Parrain’s is another local eatery that’s eating the increased cost of gulf seafood. “Oyster prices have gone up almost 50%,” says manager Jonathan Thiery. “We’re just holding on as long as we can. Supplies are limited, but we are still buying local.” Although neither prices nor menu has changed, the restaurant has made some adjustments to the specials offered. With shrimp scarce, the kitchen is devising more crawfish-based dishes these days in the hopes of continuing to tempt customers through the doors.

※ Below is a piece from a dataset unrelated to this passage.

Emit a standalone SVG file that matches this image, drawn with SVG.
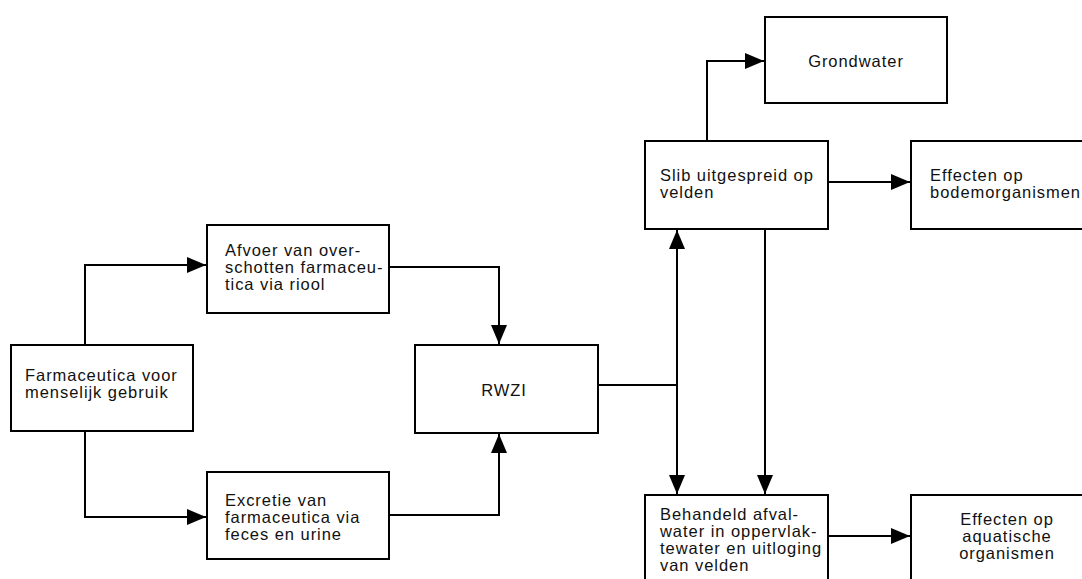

One restaurant that isn’t feeling the pinch yet is Mike Anderson’s. Seafood purchaser Gary Marino is confident that this area establishment will continue to lay hands on Gulf Coast seafood, even as oil continues to spread. “We bought about 10,000 pounds of shrimp back in May, when news of the spill first broke,” he says. This supply is getting them through the current lean time, but they don’t anticipate that shrimp will be hard to find, as they rely on Texan shrimpers, whose supplies haven’t yet dwindled, according to Marino. They’re also buying oysters from Texas farms, though Marino adds they’re still buying Louisiana oysters where they can. The spill has not affected owners’ plans to open a second Mike Anderson’s location in Central later this year.

Only time will tell how this unprecedented ecological disaster will continue to affect our eating habits—and which restaurants will be able to weather the coming storm.